As Keith spooned hatfuls of water on his specimens, I thought of the other petty wars that raged in this elusive paradise, this Garden of Eden. Many of these plantsmen and plantswomen got along better with plants than with people.

Robinson and I hiked another hour and a half uphill as he repeated his now-common refrain. “I will destroy my preserve rather than let the government get its hands on it. I would rather die than let them take over.” He seemed to believe that the most serious threat had come a few years earlier when the U.S. Fish and Wildlife Service listed a rare tree,
Caesalpinia kavaiensis,
on its endangered species list and proposed a recovery plan to save its habitat. Only one specimen of the tree grew on Kauai — in the middle of Robinson's preserve. When he read the plan, he concluded that the Feds intended to seize his Outlaw Preserve.

Robinson's face paled with exertion. As we reached the edge of a clearing, he walked over to a charred, blackened tree trunk that stood about twelve feet high. I saw that this dead tree was his Boston Tea Party; his Waco, Texas; his Ruby Ridge. He encircled the remains of
Caesalpinia kavaiensis
with one hand and intoned, “Once it was a flowering tree. The last of its gene pool.
They were warned. They published the plan anyway. What I created, I can destroy. Anytime you feel like taking this place, bring in the Army. They won't even see me in the hills with my sniper scope.”

L
ATER
I
TRACKED DOWN
the facts about the federal plan to “take over” the Outlaw Plant Preserve.

Early botanists had first discovered Robinson's tree,
Caesalpinia kavaiensis,
on Kauai in 1860, when it spread widely in upland forests. By the time the federal government began listing endangered species in Hawaii in the 1980s, the population of the dense-wood tree had dwindled to forty-two known specimens. Eleven grew on Oahu, and another thirty in North Kona on the Big Island. Only single trees grew on Lanai and Kauai.

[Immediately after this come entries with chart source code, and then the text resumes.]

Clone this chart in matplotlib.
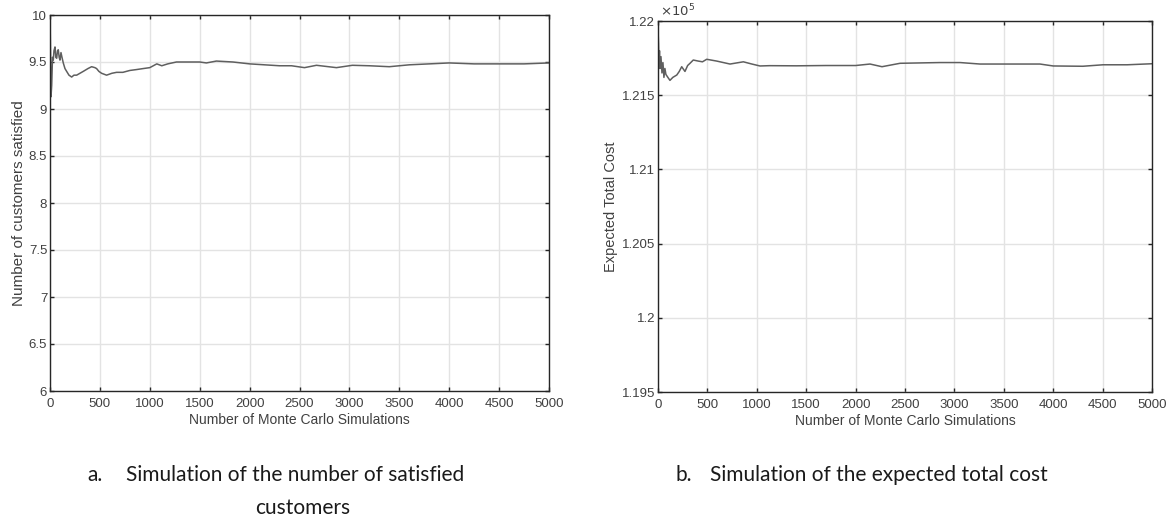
import matplotlib
matplotlib.use("Agg")
import matplotlib.pyplot as plt
from matplotlib.ticker import FuncFormatter

# ---- data ----
sims_a = [0, 5, 10, 17, 25, 33, 40, 50, 58, 67, 75, 83, 92, 100, 110, 120, 133, 150, 167,
          190, 217, 240, 267, 300, 333, 380, 417, 450, 467, 490, 517, 567, 620, 667, 730, 800,
          870, 933, 1000, 1070, 1120, 1180, 1267, 1380, 1500, 1567, 1667, 1833, 2000, 2150,
          2300, 2420, 2550, 2670, 2870, 3030, 3200, 3400, 3500, 3600, 3800, 4000, 4250, 4500,
          4750, 5000]
satisfied = [10.0, 9.6, 9.13, 9.25, 9.55, 9.52, 9.62, 9.66, 9.55, 9.54, 9.62, 9.63, 9.55,
             9.52, 9.60, 9.55, 9.49, 9.43, 9.40, 9.36, 9.34, 9.36, 9.36, 9.38, 9.40, 9.43,
             9.45, 9.44, 9.43, 9.40, 9.38, 9.36, 9.38, 9.39, 9.39, 9.41, 9.42, 9.43, 9.44,
             9.48, 9.46, 9.48, 9.50, 9.50, 9.50, 9.49, 9.51, 9.50, 9.48, 9.47, 9.46, 9.46,
             9.44, 9.465, 9.44, 9.465, 9.46, 9.45, 9.46, 9.47, 9.48, 9.49, 9.48, 9.48, 9.48,
             9.49]

sims_b = [0, 5, 10, 15, 20, 30, 40, 50, 60, 70, 80, 100, 121, 150, 190, 215, 240, 273, 300,
          324, 357, 407, 450, 493, 594, 729, 864, 950, 1032, 1130, 1400, 1700, 2000, 2146,
          2267, 2450, 2854, 3057, 3259, 3530, 3866, 4000, 4300, 4504, 4750, 5000]
cost = [121950, 121850, 121700, 121800, 121680, 121760, 121650, 121720, 121620, 121680,
        121640, 121620, 121600, 121620, 121636, 121660, 121692, 121660, 121700, 121715,
        121737, 121730, 121725, 121742, 121730, 121710, 121725, 121710, 121697, 121699,
        121698, 121700, 121700, 121710, 121692, 121715, 121720, 121720, 121710, 121710,
        121710, 121697, 121695, 121705, 121705, 121712]

xticks = [0, 500, 1000, 1500, 2000, 2500, 3000, 3500, 4000, 4500, 5000]
yticks_a = [6, 6.5, 7, 7.5, 8, 8.5, 9, 9.5, 10]
yticks_b = [119500, 120000, 120500, 121000, 121500, 122000]

caption_a1 = "Simulation of the number of satisfied"
caption_a2 = "customers"
caption_b = "Simulation of the expected total cost"

# ---- styling ----
plt.rcParams['font.family'] = ['Liberation Sans', 'DejaVu Sans']
line_c = '#5f5f5f'
spine_c = '#262626'
tick_c = '#404040'
grid_c = '#e3e3e3'

fig = plt.figure(figsize=(11.76, 5.17), dpi=100)
ax1 = fig.add_axes([50/1176, 1-391/517, 499/1176, 376/517])
ax2 = fig.add_axes([658/1176, 1-392/517, 494/1176, 371/517])


def style(ax):
    ax.grid(True, color=grid_c, linewidth=1.0)
    ax.set_axisbelow(True)
    for s in ax.spines.values():
        s.set_color(spine_c)
        s.set_linewidth(1.0)
    ax.tick_params(direction='in', length=3, width=1, color=spine_c, labelcolor=tick_c,
                   labelsize=9.5, top=True, right=True, pad=2)
    ax.tick_params(axis='x', pad=5)
    ax.set_xlim(0, 5000)
    ax.set_xticks(xticks)
    ax.set_xlabel("Number of Monte Carlo Simulations", fontsize=10, color=tick_c, labelpad=2)


ax1.plot(sims_a, satisfied, color=line_c, linewidth=1.1)
style(ax1)
ax1.set_ylim(6, 10)
ax1.set_yticks(yticks_a)
ax1.yaxis.set_major_formatter(FuncFormatter(lambda v, p: f"{v:g}"))
ax1.set_ylabel("Number of customers satisfied", fontsize=11, color=tick_c, labelpad=2)

ax2.plot(sims_b, cost, color=line_c, linewidth=1.1)
style(ax2)
ax2.set_ylim(119500, 122000)
ax2.set_yticks(yticks_b)
ax2.yaxis.set_major_formatter(FuncFormatter(lambda v, p: f"{v/1e5:g}"))
ax2.set_ylabel("Expected Total Cost", fontsize=10.5, color=tick_c, labelpad=3)
ax2.text(0.005, 1.005, r"$\times10^5$", transform=ax2.transAxes, fontsize=9.5,
         color=tick_c, ha='left', va='bottom')

cap_font = ['Lato', 'DejaVu Sans']
cap_size = 15
fig.text(87/1176, 1-475/517, "a.", fontsize=cap_size, family=cap_font, color='#1a1a1a', va='center')
fig.text(126/1176, 1-475/517, caption_a1, fontsize=cap_size, family=cap_font, color='#1a1a1a', va='center')
fig.text(303/1176, 1-508/517, caption_a2, fontsize=cap_size, family=cap_font, color='#1a1a1a',
         va='center', ha='center')
fig.text(675/1176, 1-475/517, "b.", fontsize=cap_size, family=cap_font, color='#1a1a1a', va='center')
fig.text(710/1176, 1-475/517, caption_b, fontsize=cap_size, family=cap_font, color='#1a1a1a', va='center')

fig.savefig("out.png", dpi=100)
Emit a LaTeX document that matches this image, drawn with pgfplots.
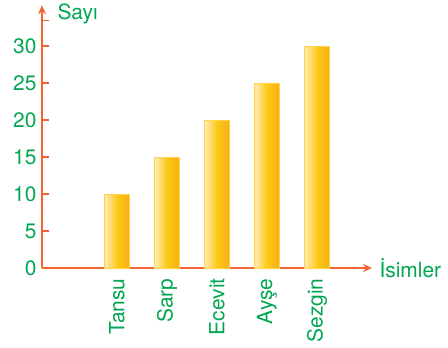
\documentclass[border=0pt]{standalone}
\usepackage{pgfplots}
\pgfplotsset{compat=1.18}
\usepackage{fontspec}
\setmainfont{TeX Gyre Heros}
\usetikzlibrary{arrows.meta}
\definecolor{axisorange}{HTML}{F26532}
\definecolor{labelgreen}{HTML}{00A651}
\definecolor{barlight}{HTML}{FFE7A6}
\definecolor{barmid}{HTML}{FCC814}
\definecolor{bardark}{HTML}{F8B218}
\definecolor{baredge}{HTML}{FFD24A}
\pgfdeclarehorizontalshading{barshade}{100bp}{%
  color(0bp)=(barlight); color(28bp)=(barlight); color(50bp)=(barmid); color(72bp)=(bardark); color(100bp)=(bardark)}
\pgfplotsset{goldbar/.style={ybar, bar width=25bp, bar shift=0pt, draw=baredge, line width=1bp, shading=barshade}}
\begin{document}
\begin{tikzpicture}
\useasboundingbox (-42bp,-80bp) rectangle (406bp,268bp);
\begin{axis}[
  at={(0,0)}, anchor=south west,
  scale only axis,
  x=50bp, y=7.4bp,
  xmin=-0.5, xmax=6.1, ymin=0, ymax=35.5,
  axis x line*=bottom, axis y line*=left,
  axis line style={axisorange, line width=1.4bp, -{Stealth[length=9bp,width=8bp]}},
  font=\fontsize{21}{24}\selectfont,
  /pgf/number format/assume math mode=true,
  major tick length=0pt,
  tick style={draw=none},
  ytick={0,5,...,30},
  yticklabel style={labelgreen, xshift=-2bp},
  xtick={1,2,3,4,5},
  xticklabels={Tansu,Sarp,Ecevit,Ayşe,Sezgin},
  xticklabel style={labelgreen, rotate=90, anchor=east, xshift=-7bp},
  ylabel={Sayı}, ylabel style={labelgreen, rotate=-90, anchor=west, at={(axis description cs:0,1)}, xshift=12bp, yshift=-9bp},
  xlabel={İsimler}, xlabel style={labelgreen, anchor=west, at={(axis description cs:1,0)}, xshift=4bp},
  clip=false,
]
% one plot per bar so each bar gets its own gradient
\addplot[goldbar] coordinates {(1,10)};
\addplot[goldbar] coordinates {(2,15)};
\addplot[goldbar] coordinates {(3,20)};
\addplot[goldbar] coordinates {(4,25)};
\addplot[goldbar] coordinates {(5,30)};
% short orange tick dashes on the inner side of the y axis
\addplot[only marks, mark=-, mark size=3.5bp, draw=axisorange,
  mark options={xshift=3.5bp, line width=1.3bp, draw=axisorange}]
  coordinates {(-0.5,5) (-0.5,10) (-0.5,15) (-0.5,20) (-0.5,25) (-0.5,30) (-0.5,33.4)};
\end{axis}
\end{tikzpicture}
\end{document}
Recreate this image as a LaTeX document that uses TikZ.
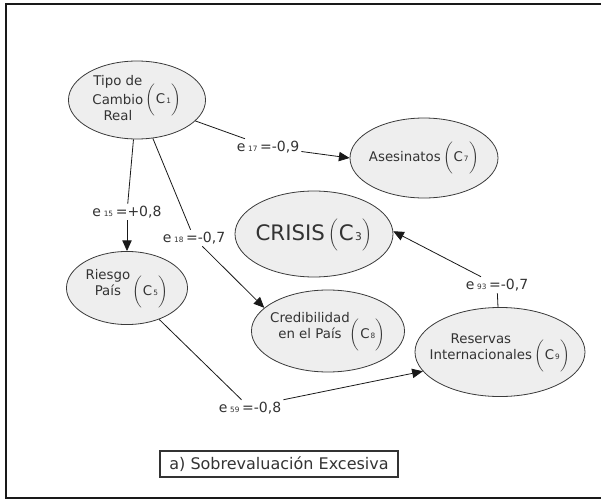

The government's draft plan for
Caesalpinia kavaiensis
called for establishment of new populations of the rare tree. The plan recommended “Secure habitat of current populations and manage threats.” That was what led Keith Robinson to conclude that the feds were trying to take over his land.

“It was a semantic disconnect,” said U.S. Fish and Wildlife Service botanist John Fay when I reached him in his Washington, D.C., office. “That's not what we meant, but that's how Keith took it. I explained to him at great length that we would not take his land, and we were never going to take his land, but he couldn't see it that way. He was stockpiling arms to fight a government takeover.”

Keith apparently never read the sentence on page fifty-one of the sixty-four-page plan that mentioned him specifically, although not by name: “The landowner's current program of rare plant conservation should be supported and assisted.”

Robinson and Fay, as it turns out, were longtime friends. Fay had begun his botany career at the then–Pacific Tropical Botanical Garden in the early 1970s. Later, he joined the Fish and Wildlife Service, eventually serving as consulting botanist when the government listed the spotted owl as endangered, setting off a colossal battle with the lumber companies in the Pacific Northwest. When Robinson first decided to start his preserve, he paid Fay to fly back to Kauai to advise him.

I asked Fay, “Are you aware that he burned his
Caesalpinia
tree to deliver a warning to the government?”